Parmesan-Crusted Chicken in Cream Sauce
from Kraft Food and Fun magazine
I usually double the sauce - it is so yummy!!
Prep Time: 15 min Total Time: 30 minMakes: 4 servings
2 cups MINUTE Brown Rice, uncooked
1 can (14 oz.) fat-free reduced-sodium chicken broth, divided
6 RITZ Crackers, finely crushed
2 Tbsp. KRAFT 100% Grated Parmesan Cheese
4 small boneless skinless chicken breast halves (1 lb.)
2 tsp. vegetable oil
1/3 cup PHILADELPHIA Chive & Onion Light Cream Cheese Spread
COOK rice as directed on package, using 1-1/4 cups of the broth and 1/2 cup water.
MEANWHILE, mix cracker crumbs and Parmesan cheese on plate. Rinse chicken with cold water; gently shake off excess water. Dip chicken in crumb mixture, turning over to evenly coat both sides of each chicken breast with the crumb mixture.
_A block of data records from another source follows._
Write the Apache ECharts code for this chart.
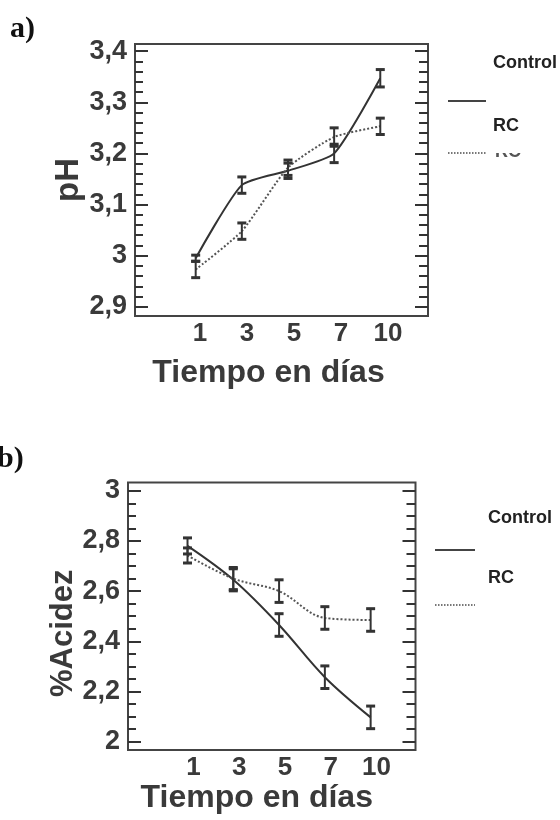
<!DOCTYPE html>
<html>
<head>
<meta charset="utf-8">
<script src="https://cdn.jsdelivr.net/npm/echarts@6/dist/echarts.min.js"></script>
<style>
html,body{margin:0;padding:0;background:#fff;}
#chart{width:560px;height:820px;}
</style>
</head>
<body>
<div id="chart"></div>
<script>
// ---- data ----
const dias = ['1', '3', '5', '7', '10'];
const seriesNames = ['Control', 'RC'];

const phControl    = [2.995, 3.138, 3.166, 3.200, 3.347];
const phControlErr = [0.006, 0.016, 0.015, 0.018, 0.017];
const phRC         = [2.973, 3.048, 3.172, 3.232, 3.253];
const phRCErr      = [0.016, 0.016, 0.015, 0.018, 0.016];

const acControl    = [2.780, 2.645, 2.465, 2.257, 2.097];
const acControlErr = [0.032, 0.044, 0.045, 0.045, 0.045];
const acRC         = [2.742, 2.650, 2.600, 2.493, 2.485];
const acRCErr      = [0.030, 0.044, 0.045, 0.045, 0.045];

const phTickValues = [2.9, 3.0, 3.1, 3.2, 3.3, 3.4];
const phTickLabels = ['2,9', '3', '3,1', '3,2', '3,3', '3,4'];
const acTickValues = [2.0, 2.2, 2.4, 2.6, 2.8, 3.0];
const acTickLabels = ['2', '2,2', '2,4', '2,6', '2,8', '3'];

const xTitle = 'Tiempo en días';
const yTitleA = 'pH';
const yTitleB = '%Acidez';

// ---- helpers ----
const FONT = 'Liberation Sans, Arial, sans-serif';
const TXT = '#3a3a3a';
const INK = '#333';

function minorsOf(majors, n) {
  const out = [];
  for (let i = 0; i < majors.length - 1; i++) {
    const step = (majors[i + 1] - majors[i]) / n;
    for (let k = 1; k < n; k++) out.push(+(majors[i] + k * step).toFixed(6));
  }
  return out;
}

function yAxesFor(gi, min, max, majors, labels, nMinor, name, nameGap, nameSize, namePad) {
  const minors = minorsOf(majors, nMinor);
  const base = {
    gridIndex: gi, type: 'value', min: min, max: max,
    axisLine: { show: false, onZero: false },
    splitLine: { show: false }
  };
  const tickStyle = { color: INK, width: 2 };
  return [
    Object.assign({}, base, {
      position: 'left',
      axisTick: { show: true, inside: true, length: 13, customValues: majors, lineStyle: tickStyle },
      axisLabel: {
        show: true, customValues: majors, margin: 8,
        fontFamily: FONT, fontWeight: 'bold', fontSize: 27, color: TXT,
        formatter: function (v) {
          const i = majors.findIndex(m => Math.abs(m - v) < 1e-6);
          return i >= 0 ? labels[i] : '';
        }
      },
      name: name, nameLocation: 'middle', nameGap: nameGap, nameMoveOverlap: false,
      nameTextStyle: { fontFamily: FONT, fontWeight: 'bold', fontSize: nameSize, color: TXT, padding: namePad }
    }),
    Object.assign({}, base, {
      position: 'left',
      axisTick: { show: true, inside: true, length: 8, customValues: minors, lineStyle: tickStyle },
      axisLabel: { show: false }
    }),
    Object.assign({}, base, {
      position: 'right',
      axisTick: { show: true, inside: true, length: 13, customValues: majors, lineStyle: tickStyle },
      axisLabel: { show: false }
    }),
    Object.assign({}, base, {
      position: 'right',
      axisTick: { show: true, inside: true, length: 9, customValues: minors, lineStyle: tickStyle },
      axisLabel: { show: false }
    })
  ];
}

function xAxesFor(gi, dMin, dMax, lMin, lMax, nameGap, namePad) {
  return [
    { gridIndex: gi, type: 'value', position: 'bottom', min: dMin, max: dMax, show: false,
      axisLine: { onZero: false } },
    { gridIndex: gi, type: 'value', position: 'bottom', min: lMin, max: lMax,
      axisLine: { show: false, onZero: false }, axisTick: { show: false }, splitLine: { show: false },
      axisLabel: {
        customValues: dias.map((d, i) => i), margin: 5,
        fontFamily: FONT, fontWeight: 'bold', fontSize: 26, color: TXT,
        formatter: v => dias[Math.round(v)]
      },
      name: xTitle, nameLocation: 'middle', nameGap: nameGap,
      nameTextStyle: { fontFamily: FONT, fontWeight: 'bold', fontSize: 32, color: TXT, padding: namePad }
    }
  ];
}

function errRender(params, api) {
  const x = api.value(0), lo = api.value(1), hi = api.value(2);
  const p1 = api.coord([x, lo]);
  const p2 = api.coord([x, hi]);
  const w = 4.5;
  const st = { stroke: INK, lineWidth: 2 };
  const cap = { stroke: INK, lineWidth: 3 };
  return {
    type: 'group',
    children: [
      { type: 'line', shape: { x1: p1[0], y1: p1[1], x2: p2[0], y2: p2[1] }, style: st },
      { type: 'line', shape: { x1: p1[0] - w, y1: p1[1], x2: p1[0] + w, y2: p1[1] }, style: cap },
      { type: 'line', shape: { x1: p2[0] - w, y1: p2[1], x2: p2[0] + w, y2: p2[1] }, style: cap }
    ]
  };
}

function panelSeries(xi, yi, ctrl, ctrlErr, rc, rcErr, smooth) {
  return [
    { name: seriesNames[0], type: 'line', xAxisIndex: xi, yAxisIndex: yi,
      data: ctrl.map((v, i) => [i, v]), showSymbol: false, smooth: smooth,
      lineStyle: { color: INK, width: 2, type: 'solid' }, z: 3 },
    { name: seriesNames[1], type: 'line', xAxisIndex: xi, yAxisIndex: yi,
      data: rc.map((v, i) => [i, v]), showSymbol: false, smooth: smooth,
      lineStyle: { color: '#555', width: 2, type: [2, 2] }, z: 3 },
    { type: 'custom', xAxisIndex: xi, yAxisIndex: yi, renderItem: errRender,
      data: ctrl.map((v, i) => [i, v - ctrlErr[i], v + ctrlErr[i]]), z: 4 },
    { type: 'custom', xAxisIndex: xi, yAxisIndex: yi, renderItem: errRender,
      data: rc.map((v, i) => [i, v - rcErr[i], v + rcErr[i]]), z: 4 }
  ];
}

function legendGraphics(tx, lx1, lx2, yCtrl, yLine1, yRC, yLine2) {
  const ts = { fontFamily: FONT, fontWeight: 'bold', fontSize: 18, fill: '#222', verticalAlign: 'middle' };
  return [
    { type: 'text', x: tx, y: yCtrl, style: Object.assign({ text: seriesNames[0] }, ts) },
    { type: 'line', shape: { x1: lx1, y1: yLine1, x2: lx2, y2: yLine1 }, style: { stroke: '#444', lineWidth: 2 } },
    { type: 'text', x: tx, y: yRC, style: Object.assign({ text: seriesNames[1] }, ts) },
    { type: 'line', shape: { x1: lx1, y1: yLine2, x2: lx2, y2: yLine2 }, style: { stroke: '#777', lineWidth: 2, lineDash: [1.5, 1.5] } }
  ];
}

const gridBorder = { show: true, borderColor: '#444', borderWidth: 2, backgroundColor: 'transparent' };

const option = {
  animation: false,
  backgroundColor: '#fff',
  grid: [
    Object.assign({ left: 135, top: 44, width: 293, height: 272 }, gridBorder),
    Object.assign({ left: 128, top: 482.5, width: 287.5, height: 267.5 }, gridBorder)
  ],
  xAxis: [].concat(
    xAxesFor(0, -1.315, 5.034, -1.383, 4.851, 41, [0, 26, 0, 0]),
    xAxesFor(1, -1.30, 4.98, -1.432, 4.852, 26, [0, 30, 0, 0])
  ),
  yAxis: [].concat(
    yAxesFor(0, 2.882, 3.414, phTickValues, phTickLabels, 5, yTitleA, 50, 33, [0, 0, 0, 0]),
    yAxesFor(1, 1.967, 3.0327, acTickValues, acTickLabels, 4, yTitleB, 49, 31, [0, 34, 0, 0])
  ),
  series: [].concat(
    panelSeries(0, 0, phControl, phControlErr, phRC, phRCErr, 0.2),
    panelSeries(2, 4, acControl, acControlErr, acRC, acRCErr, 0.35)
  ),
  graphic: [].concat(
    [
      { type: 'text', x: 10, y: 14, style: { text: 'a)', fontFamily: 'Liberation Serif, Times New Roman, serif', fontWeight: 'bold', fontSize: 30, fill: '#111' } },
      { type: 'text', x: -3, y: 444, style: { text: 'b)', fontFamily: 'Liberation Serif, Times New Roman, serif', fontWeight: 'bold', fontSize: 30, fill: '#111' } },
      // clipped "RC" artefact under the dotted legend line (panel a)
      { type: 'text', x: 495, y: 152, z: 1, style: { text: seriesNames[1], fontFamily: FONT, fontWeight: 'bold', fontSize: 18, fill: '#555', verticalAlign: 'middle' } },
      { type: 'rect', shape: { x: 489, y: 138, width: 50, height: 15 }, z: 2, style: { fill: '#fff' } }
    ],
    legendGraphics(493, 448, 486, 63, 101, 126, 153),
    legendGraphics(488, 435, 475, 518, 550, 578, 605)
  )
};

const chart = echarts.init(document.getElementById('chart'), null, { renderer: 'canvas' });
chart.setOption(option);
</script>
</body>
</html>
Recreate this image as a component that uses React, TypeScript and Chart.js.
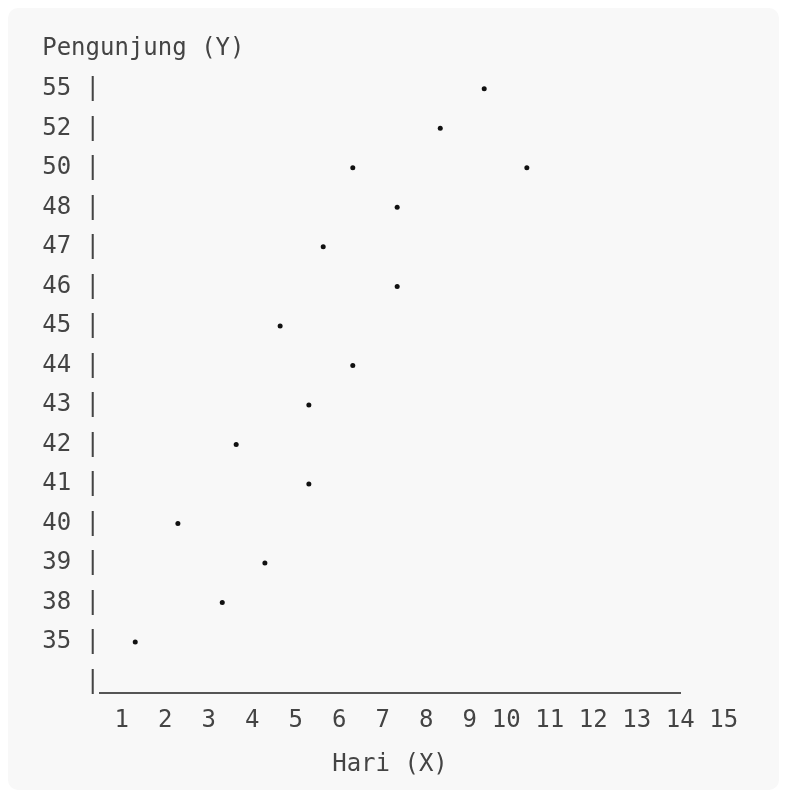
import React, { useEffect, useRef } from "react";
import { Chart, registerables } from "chart.js";

Chart.register(...registerables);

const FONT = "'DejaVu Sans Mono', 'Liberation Mono', monospace";
const TEXT = "#444444";

// Y rows (bottom to top) as printed on the left side
const visitorLabels = ["35", "38", "39", "40", "41", "42", "43", "44", "45", "46", "47", "48", "50", "52", "55"];
// Points: day position (X) and visitors (Y)
const dayValues = [1.31, 3.31, 4.29, 2.29, 5.3, 3.63, 5.3, 6.31, 4.64, 7.33, 5.63, 7.33, 6.31, 10.31, 8.32, 9.33];
const visitorValues = [35, 38, 39, 40, 41, 42, 43, 44, 45, 46, 47, 48, 50, 50, 52, 55];
const xTickValues = [1, 2, 3, 4, 5, 6, 7, 8, 9, 10, 11, 12, 13, 14, 15];

const yTitle = "Pengunjung (Y)";
const xTitle = "Hari (X)";

export default function App() {
  const ref = useRef<HTMLCanvasElement | null>(null);

  useEffect(() => {
    if (!ref.current) return;
    const points = dayValues.map((x, i) => ({
      x,
      y: visitorLabels.indexOf(String(visitorValues[i])) + 1,
    }));
    const rowTicks = [0, ...visitorLabels.map((_, i) => i + 1)];

    const chart = new Chart(ref.current, {
      type: "scatter",
      data: {
        datasets: [
          {
            data: points,
            backgroundColor: "#111111",
            borderColor: "#111111",
            pointRadius: 2.5,
            pointHoverRadius: 2.5,
            borderWidth: 0,
            clip: false,
          },
        ],
      },
      options: {
        animation: false,
        responsive: true,
        maintainAspectRatio: false,
        layout: { padding: { left: 34.2, right: 99, top: 0, bottom: 10.6 } },
        plugins: {
          legend: { display: false },
          tooltip: { enabled: false },
          title: {
            display: true,
            text: yTitle,
            align: "start",
            color: TEXT,
            font: { family: FONT, size: 24, weight: "normal" },
            padding: { top: 26, bottom: 26 },
          },
        },
        scales: {
          x: {
            type: "linear",
            min: 0.5,
            max: 13.83,
            afterBuildTicks: (axis: any) => {
              axis.ticks = xTickValues.map((v) => ({ value: v }));
            },
            grid: { display: false, drawTicks: false },
            border: { display: true, color: "#555555", width: 2 },
            ticks: {
              autoSkip: false,
              maxRotation: 0,
              padding: 14,
              color: TEXT,
              font: { family: FONT, size: 24 },
              callback: (v: any) => {
                const s = String(v);
                return s.length > 1 ? s + " " : s;
              },
            },
            title: {
              display: true,
              text: xTitle,
              color: TEXT,
              font: { family: FONT, size: 24 },
              padding: { top: 1.2, bottom: 0 },
            },
          },
          y: {
            type: "linear",
            min: -0.28,
            max: visitorLabels.length,
            afterBuildTicks: (axis: any) => {
              axis.ticks = rowTicks.map((v) => ({ value: v }));
            },
            grid: { display: false, drawTicks: false },
            border: { display: false },
            ticks: {
              autoSkip: false,
              padding: 0,
              color: TEXT,
              font: { family: FONT, size: 24 },
              callback: (v: any) => {
                const n = Math.round(Number(v));
                return n === 0 ? "|" : `${visitorLabels[n - 1]} |`;
              },
            },
          },
        },
      },
    });
    return () => chart.destroy();
  }, []);

  return (
    <div
      style={{
        position: "relative",
        height: 782,
        background: "#f8f8f8",
        borderRadius: 10,
      }}
    >
      <canvas ref={ref} />
    </div>
  );
}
HEAT oil in large nonstick skillet on medium heat. Add chicken; cook 5 to 6 min. on each side or until golden brown on both sides and cooked through (170°F). Place chicken on serving plate; cover to keep warm. Add remaining 1/2 cup broth and the cream cheese spread to same skillet. Cook on medium heat until mixture just comes to boil, stirring constantly. Simmer 3 min. or until sauce is thickened, stirring frequently. Spoon sauce over chicken. Serve with the rice.